Last week the Digg editors came to us with an idea. Wouldn’t it be great if we could do a joint data post on March Madness, but instead of the usual – looking at the account with the most likes, or retweets – we would take a very different approach. Their idea was to find the most disliked team on social media, and map that out.
We began by grabbing Twitter data using the public APIs, looking for tweets that have certain keywords, hashtags and twitter handles connected to March Madness events and games. Our dataset grew rapidly, hundreds of thousands of tweets from different games, referencing teams, players and many other random facts. But surprisingly, we found very little hate. Using a number of sentiment analysis libraries, and services. Even when trying to poll the data for certain common words or phrases to put together a training set to build our own classifier yielded poor results. We just couldn’t find sufficient examples in the data.
Weirdly enough, we came across numerous users who tweeted about their “love/hate” relationship with March Madness. But not much anger or hate, and very little directed at specific teams. Perhaps a byproduct of being a part of a networked public, one’s actions are not only seen by their peers, but visible to the network at large, hence one might be more cautious before displaying strong sentiment.
March madness is a love / hate relationship. I hate it right now.
— Dylan Lamb (@dylanlamb_) March 30, 2014
Constructing their Fan-base
Instead we chose to focus on each team’s networked audience (“fan-base”). If we can identify users rooting for each team, we’d be able to pull out some potentially interesting facts about each cluster of university supporters and run some broader comparisons. For the final four teams, we chose a number of popularly followed Twitter handles used to represent each team. Then we collected all users who retweeted those accounts into sets, making the *very crude* assumption that a retweet mostly represents an endorsement. While certainly not true in political discourse, especially when trying to make content visible to one’s audience for critique, this was rare in our case. And even if it did happen, the event would pretty much be an outlier in our data (users not part of the connected component).

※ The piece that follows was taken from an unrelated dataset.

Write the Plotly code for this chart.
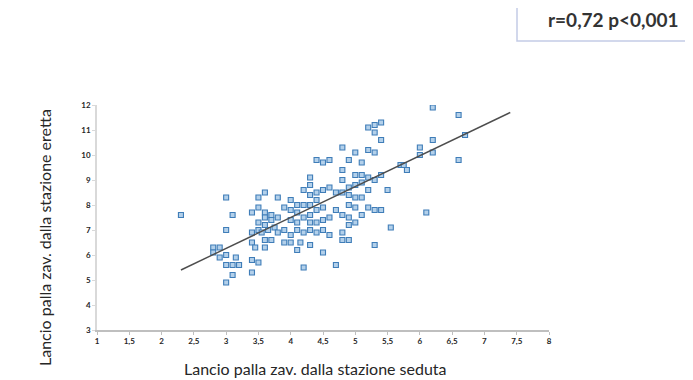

Finally for every user in one of the four sets, we grabbed information about Twitter accounts that they follow. The Twitter graph represents both friendships as well as interest. By using network analysis techniques, we were able to run comparisons across the different teams.
For the digg post, the editors pulled out the following data points: devices used, user bios, and mainstream media preference (Fox News, CNN, MSNBC) reflected by who they follow. Some excerpts:
“Florida is uh, well, the only place where Fox News is popular. And it’s not even that popular. In fact, Florida is the only school where Fox News even shows up in the data. Obviously, this is some sort of conspiracy related to Benghazi.”
“Aaron Rodgers is more popular than sex. Well, actually we don’t know how popular sex is, but 50.25% of Wisconsin fans follow Aaron Rodgers and he didn’t even go to Wisconsin.”
Analyzing the Networks
At the end of this process we were left with some very interesting graphs representing the different fan-bases. For example, if we take all the Kentucky Wildcats fans, and insert each Twitter user as a node, and connect them by who they follow on Twitter, a fairly dense cluster emerges. The larger a node, the higher its degree in the network – the more connected it is to other nodes. The average degree for this graph is 11.731. This means that on average, every user is following or is followed by a total of ~12 other users from this same network. The higher the number, the more densely connected the community. BTW – the median degree for this graph is 5, still quite high.
Wisconsin’s fan-base looks quite different. Generally the number of retweets for Wisconsin team accounts is significantly higher compared to the other three teams. The size of the Wisconsin user set is almost three times as large as that of Kentucky’s. While the graph is more dense, there are fewer central nodes, and many more tiny specs representing less connected users. Still, the average degree for nodes in this graph is 16.89, and the median, 8. Both higher than the Kentucky fan graph. So even though the Wisconsin fan-base is much larger in our sample, it is also much more inter-connected.
If we double down on this WI graph, and run a network detection algorithm, we can start to identify regional friend networks and interest groups, outlined by similarly colored areas. For each of these clusters, we can see trends – users in the bottom purple region tend to have “Green Bay, WI” in their bios, while those in the Red region have either La Crosse or Galesville, WI. Many of them are high school or college students, on various sports teams, connected to their friends in the network. I was surprised to see many of them using Vine. Curious if that’s a general trend across student populations, or simply a regional one.
This is a pretty standard analysis, and only touching the surface in terms of audience insight that can be reached. We’ll be highlighting much more of this type of work here, and get deeper into methods and techniques.